Bill Kitchens, an operations chief for the Okefenokee firefighters, said it should take at least another week before bulldozer crews finish plowing and fortifying control lines around the swamp’s perimeter of more than 200 miles. Barring extreme wind gusts, that would cut off the flames from fuel outside the Okefenokee.
A total of more than 1,360 firefighters are battling the blazes, with help coming from other states, including fire crews from Texas and fire trucks from California.
Fire officials worry that the outside help could evaporate once the summer wildfire season heats up in the West.
“California’s probably going to explode at some point this summer and states like Nevada and Colorado are in drought conditions,” Ruggiero said. “There is a potential for property and lives to be at risk because there’s not enough fire trucks.”
Alan Dozier, forest protection chief for the Georgia Forestry Commission, said he has had to send six bulldozers and two strike teams from Florida back home because of fires there.
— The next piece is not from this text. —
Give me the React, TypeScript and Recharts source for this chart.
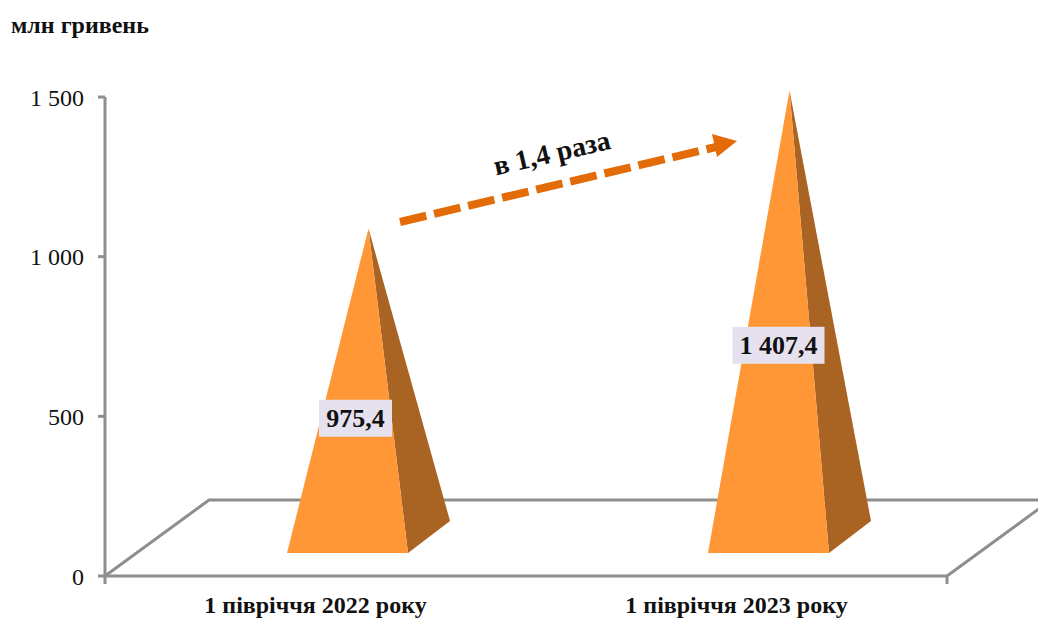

“If we don’t calm down here pretty quick, we’re going to be in a tug-of-war for some of the resources we’re using,” he said.
In 2002, a wildfire in the Okefenokee burned nearly 20 square miles before rain doused it almost a year later. Between July 1954 and July 1955, at least five blazes scorched an estimated 56 square miles of the Okefenokee and surrounding timberland. Summer rains finally ended those destructive fires.
Johnny Hickox, 82, helped fight the mid-1950s fires as a bulldozer operator for the Georgia Forestry Commission. He later served as a swamp guide less than a half-mile from his home outside Waycross.
Hickox said most of the swamp’s northern acreage hadn’t burned since the 1950s, and on recent Okefenokee treks he ran into areas where vegetation had grown so thick he could not get his boat through.
He was among a few residents near the park who were ordered to evacuate for a day last month when the flames spread to within a mile of their homes. Hickox stayed behind, ready to douse his house with water.
“The swamp really needed it, but we didn’t,” Hickox said. “I hope I’ve seen my last one.”